Given instruction: Print the lines that start the entries and continue through the one holding "import numpy as np", please, exactly and with the pictures omitted.

Task material:
— Begin —

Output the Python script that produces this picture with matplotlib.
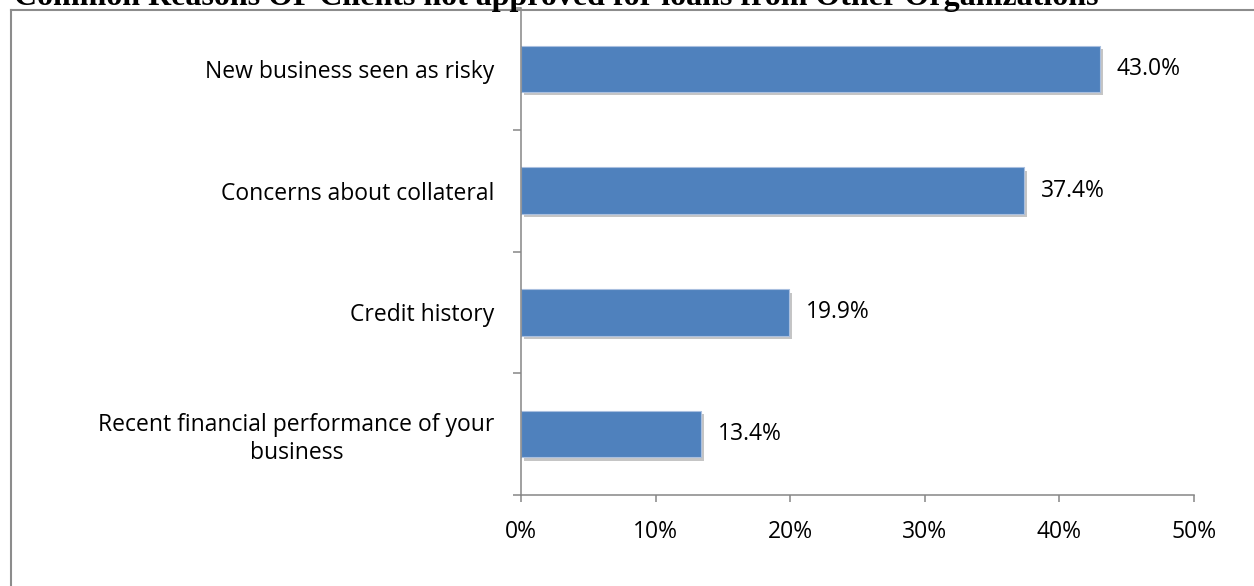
import matplotlib.pyplot as plt
import matplotlib.patheffects as pe
from matplotlib.lines import Line2D
import numpy as np

# Reasons and share of clients, top to bottom
reasons = [
    "New business seen as risky",
    "Concerns about collateral",
    "Credit history",
    "Recent financial performance of your\nbusiness",
]
shares = [43.0, 37.4, 19.9, 13.4]
x_ticks = [0, 10, 20, 30, 40, 50]
x_tick_labels = ["0%", "10%", "20%", "30%", "40%", "50%"]
title = "Common Reasons OF Clients not approved for loans from Other Organizations"

W, H = 1254, 586
fig = plt.figure(figsize=(W / 100, H / 100), dpi=100)
plt.rcParams["font.family"] = ["Open Sans", "DejaVu Sans"]

axis_grey = "#868686"
bar_blue = "#4F81BD"
fs = 16.5

ax = fig.add_axes([521 / W, 1 - 495 / H, (1194 - 521) / W, (495 - 8) / H])

ypos = np.arange(len(reasons))
bars = ax.barh(ypos, shares, height=0.38, color=bar_blue,
               edgecolor="#a9bfdf", linewidth=0.8)
for b in bars:
    b.set_path_effects([pe.SimplePatchShadow(offset=(2, -2.5), shadow_rgbFace="#7f7f7f", alpha=0.45),
                        pe.Normal()])

for y, v in zip(ypos, shares):
    ax.annotate(f"{v:.1f}%", (v, y), xytext=(12, 0), textcoords="offset points",
                ha="left", va="center", fontsize=fs, color="black")

ax.set_xlim(0, 50)
ax.set_ylim(len(reasons) - 0.5, -0.5)
ax.set_xticks(x_ticks)
ax.set_xticklabels(x_tick_labels, fontsize=fs)

# category boundaries get the tick marks, centres carry the labels
ax.set_yticks(np.arange(len(reasons) + 1) - 0.5)
ax.set_yticklabels([])
ax.set_yticks(ypos, minor=True)
ax.set_yticklabels(reasons, minor=True, fontsize=fs, multialignment="center")
ax.tick_params(axis="y", which="minor", length=0, pad=19)
ax.tick_params(axis="y", which="major", length=6, width=1.1, color=axis_grey, direction="out")
ax.tick_params(axis="x", length=5, width=1.1, color=axis_grey, direction="out", pad=13)

for s in ["top", "right"]:
    ax.spines[s].set_visible(False)
for s in ["left", "bottom"]:
    ax.spines[s].set_color(axis_grey)
    ax.spines[s].set_linewidth(1.1)

# outer chart border
fig.add_artist(Line2D([11 / W, 1.0], [1 - 10 / H, 1 - 10 / H], color="#8c8c8c", lw=1.5,
                      transform=fig.transFigure))
fig.add_artist(Line2D([11 / W, 11 / W], [1 - 10 / H, 0.0], color="#8c8c8c", lw=1.5,
                      transform=fig.transFigure))

fig.text(14 / W, 1 - 5 / H, title, ha="left", va="baseline", fontsize=23,
         fontweight="bold", family="Liberation Serif")

fig.savefig("out.png", dpi=100)
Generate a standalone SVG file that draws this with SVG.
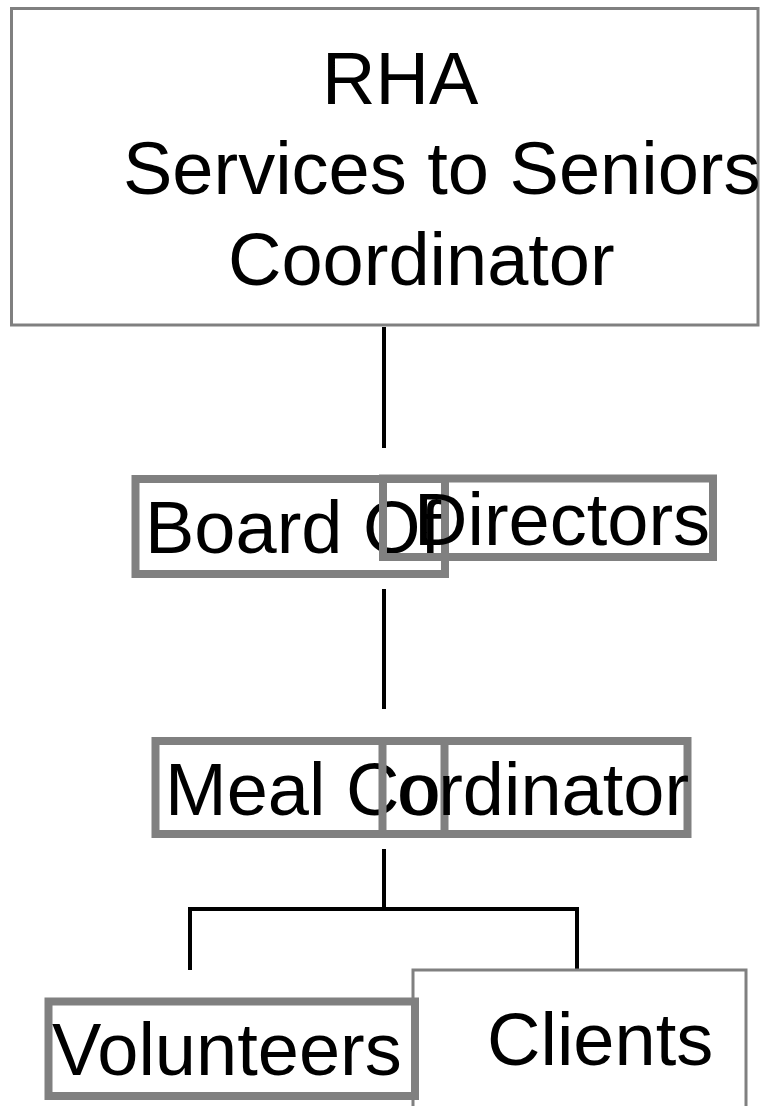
<svg xmlns="http://www.w3.org/2000/svg" width="767" height="1106" viewBox="0 0 767 1106">
<style>
.t{font-family:"Liberation Sans",Arial,sans-serif;font-size:74px;fill:#000}
.thin{fill:#fff;stroke:#808080;stroke-width:3}
.thick{fill:none;stroke:#808080;stroke-width:8}
.c{stroke:#000;stroke-width:4;fill:none}
</style>
<rect width="767" height="1106" fill="#fff"/>
<g id="connectors">
<line class="c" x1="384" y1="327" x2="384" y2="448"/>
<line class="c" x1="384" y1="589" x2="384" y2="709"/>
<line class="c" x1="384" y1="849" x2="384" y2="909"/>
<polyline class="c" points="190,970 190,909 577,909 577,970"/>
</g>
<g id="rha">
<rect class="thin" x="11.5" y="8.5" width="746.5" height="316.5"/>
<text class="t" x="322" y="104">RHA</text>
<text class="t" x="123" y="194">Services to Seniors</text>
<text class="t" x="228" y="285">Coordinator</text>
</g>
<g id="board">
<rect class="thick" x="135.5" y="479" width="309.5" height="95"/>
<text class="t" x="145" y="553">Board Of</text>
</g>
<g id="directors">
<rect class="thick" x="383" y="478.5" width="330" height="78.5"/>
<text class="t" x="414" y="545">Directors</text>
</g>
<g id="meal">
<rect class="thick" x="155.5" y="741" width="289" height="93"/>
<text class="t" x="165" y="815">Meal Co</text>
</g>
<g id="coordinator">
<rect class="thick" x="382.5" y="741" width="305" height="93"/>
<text class="t" x="397" y="815">ordinator</text>
</g>
<g id="clients">
<rect class="thin" x="413" y="970" width="333" height="150"/>
<text class="t" x="487" y="1065">Clients</text>
</g>
<g id="volunteers">
<rect class="thick" x="48.5" y="1001.5" width="366.5" height="94.5"/>
<text class="t" x="52" y="1075">Volunteers</text>
</g>
</svg>
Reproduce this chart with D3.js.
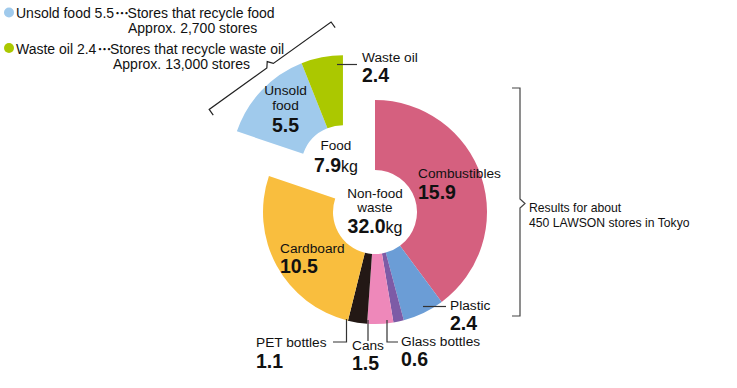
<!DOCTYPE html>
<html>
<head>
<meta charset="utf-8">
<script src="https://cdn.jsdelivr.net/npm/d3@7"></script>
<style>
	body { margin: 0; background: #fff; }
	svg { display: block; }
	text { font-family: 'Liberation Sans', Arial, sans-serif; fill: #111; }
	.num { font-weight: bold; font-size: 19.5px; }
	.lab { font-size: 13.7px; }
	.dots { font-family: 'Noto Sans CJK JP', sans-serif; letter-spacing: -2.5px; }
	.lead { stroke: #333; stroke-width: 1.2; fill: none; }
</style>
</head>
<body>
<script>
// values (kg)
const foodCats = ['Unsold food', 'Waste oil']
const foodVals = [5.5, 2.4]
const nonFoodCats = ['Combustibles', 'Plastic', 'Glass bottles', 'Cans', 'PET bottles', 'Cardboard']
const nonFoodVals = [15.9, 2.4, 0.6, 1.5, 1.1, 10.5]
const foodTotal = '7.9'
const nonFoodTotal = '32.0'
const legendRows = [
	['Unsold food 5.5', 'Stores that recycle food', 'Approx. 2,700 stores'],
	['Waste oil 2.4', 'Stores that recycle waste oil', 'Approx. 13,000 stores']
]
const noteLines = ['Results for about', '450 LAWSON stores in Tokyo']

const colors = {
	'Unsold food': '#a0caec',
	'Waste oil': '#abc800',
	'Combustibles': '#d5607f',
	'Plastic': '#6b9dd6',
	'Glass bottles': '#7d5ba6',
	'Cans': '#ee88ba',
	'PET bottles': '#231815',
	'Cardboard': '#f9be3e'
}

const W = 737, H = 388
const cx = 375, cy = 212, rOut = 112, rIn = 42, explode = 55

const svg = d3.select('body').append('svg')
	.attr('width', W).attr('height', H)

const sumFood = d3.sum(foodVals), sumNon = d3.sum(nonFoodVals)
const ang = d3.scaleLinear().domain([0, sumFood + sumNon]).range([0, 2 * Math.PI])
const arc = d3.arc().innerRadius(rIn).outerRadius(rOut)

// non-food ring, clockwise from 12 o'clock
const nonPie = d3.pie().sort(null).startAngle(0).endAngle(ang(sumNon)).value(d => d.v)
svg.append('g').attr('transform', `translate(${[cx, cy]})`)
	.selectAll('path')
	.data(nonPie(nonFoodVals.map((v, i) => ({ cat: nonFoodCats[i], v }))))
	.join('path')
	.attr('d', arc)
	.attr('fill', d => colors[d.data.cat])

// food slice, pulled out along its bisector
const foodPie = d3.pie().sort(null).startAngle(-ang(sumFood)).endAngle(0).value(d => d.v)
const mid = -ang(sumFood) / 2
const fx = cx + explode * Math.sin(mid), fy = cy - explode * Math.cos(mid)
svg.append('g').attr('transform', `translate(${[fx, fy]})`)
	.selectAll('path')
	.data(foodPie(foodVals.map((v, i) => ({ cat: foodCats[i], v }))))
	.join('path')
	.attr('d', arc)
	.attr('fill', d => colors[d.data.cat])

// label helper: name lines (normal) in one text, value (bold) below
const label = (x, y, name, val, anchor, gap) => {
	const g = svg.append('g')
	const names = [].concat(name)
	const t = g.append('text').attr('class', 'lab')
		.attr('x', x).attr('y', y).attr('text-anchor', anchor || 'start')
	names.forEach((n, i) => t.append('tspan').attr('x', x).attr('dy', i ? 15 : 0).text(n))
	g.append('text').attr('class', 'num')
		.attr('x', x).attr('y', y + (names.length - 1) * 15 + (gap || 20))
		.attr('text-anchor', anchor || 'start').text(val)
}

const fv = c => foodVals[foodCats.indexOf(c)].toFixed(1)
const nv = c => nonFoodVals[nonFoodCats.indexOf(c)].toFixed(1)

label(285.5, 95, ['Unsold', 'food'], fv('Unsold food'), 'middle', 21.5)
label(362, 62, 'Waste oil', fv('Waste oil'))
label(418, 178, 'Combustibles', nv('Combustibles'), 'start', 21)
label(280, 253, 'Cardboard', nv('Cardboard'), 'start', 20)
label(450, 310, 'Plastic', nv('Plastic'), 'start', 19.5)
label(256, 347, 'PET bottles', nv('PET bottles'), 'start', 21)
label(352, 350, 'Cans', nv('Cans'), 'start', 20)
label(401, 345.5, 'Glass bottles', nv('Glass bottles'), 'start', 20.5)

// totals
const total = (x, y, lines, val) => {
	const h = svg.append('text').attr('class', 'lab').style('font-size', '13.5px')
		.attr('x', x).attr('y', y).attr('text-anchor', 'middle')
	lines.forEach((l, i) => h.append('tspan').attr('x', x).attr('dy', i ? 14 : 0).text(l))
	const t = svg.append('text').attr('x', x).attr('y', y + (lines.length - 1) * 14 + 21.5)
		.attr('text-anchor', 'middle')
	t.append('tspan').attr('class', 'num').text(val)
	t.append('tspan').attr('class', 'lab').style('font-size', '16px').text('kg')
}
total(336, 150, ['Food'], foodTotal)
total(375, 197.5, ['Non-food', 'waste'], nonFoodTotal)

// leader lines
const leaders = [
	[[337, 64.5], [357, 64.5]],
	[[423, 306.5], [446, 306.5]],
	[[346.5, 319], [346.5, 342], [333, 342]],
	[[368, 320], [368, 341]],
	[[387, 320], [387, 342], [398, 342]]
]
svg.selectAll('path.lead').data(leaders).join('path')
	.attr('class', 'lead')
	.attr('d', d3.line())

// legend
legendRows.forEach((r, i) => {
	const y = 18 + i * 35.5
	svg.append('circle').attr('cx', 9).attr('cy', y - 5.5).attr('r', 5)
		.attr('fill', colors[foodCats[i]])
	const t = svg.append('text').attr('class', 'lab').style('font-size', '14px')
		.attr('x', 16).attr('y', y)
	t.append('tspan').text(r[0])
	t.append('tspan').attr('class', 'dots').text('･･･')
	t.append('tspan').text(r[1])
	svg.append('text').attr('class', 'lab').style('font-size', '14px')
		.attr('x', i ? 113 : 128).attr('y', y + 15).text(r[2])
})

// bracket over the food slice, perpendicular to its bisector
const ux = Math.sin(mid), uy = -Math.cos(mid)          // outward
const px = -uy, py = ux                               // along bracket
const bc = [fx + 125 * ux, fy + 125 * uy]
const half = 75, tick = 7
const pt = (s, o) => [bc[0] + s * px + o * ux, bc[1] + s * py + o * uy]
svg.append('path').attr('class', 'lead').style('stroke', '#222')
	.attr('d', d3.line()([pt(-half, -tick), pt(-half, 0), pt(-4, 0), pt(0, 5), pt(4, 0), pt(half, 0), pt(half, -tick)]))

// bracket on the right
svg.append('path').attr('class', 'lead').style('stroke', '#444')
	.attr('d', d3.line()([[512, 88], [520, 88], [520, 199], [525, 203.5], [520, 208], [520, 316], [512, 316]]))
noteLines.forEach((l, i) => svg.append('text')
	.attr('x', 529).attr('y', 212 + i * 15).style('font-size', '12.2px').text(l))
</script>
</body>
</html>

— End —

Correct answer:
Output the Python script that produces this picture with matplotlib.
import matplotlib.pyplot as plt
import matplotlib.patheffects as pe
from matplotlib.lines import Line2D
import numpy as np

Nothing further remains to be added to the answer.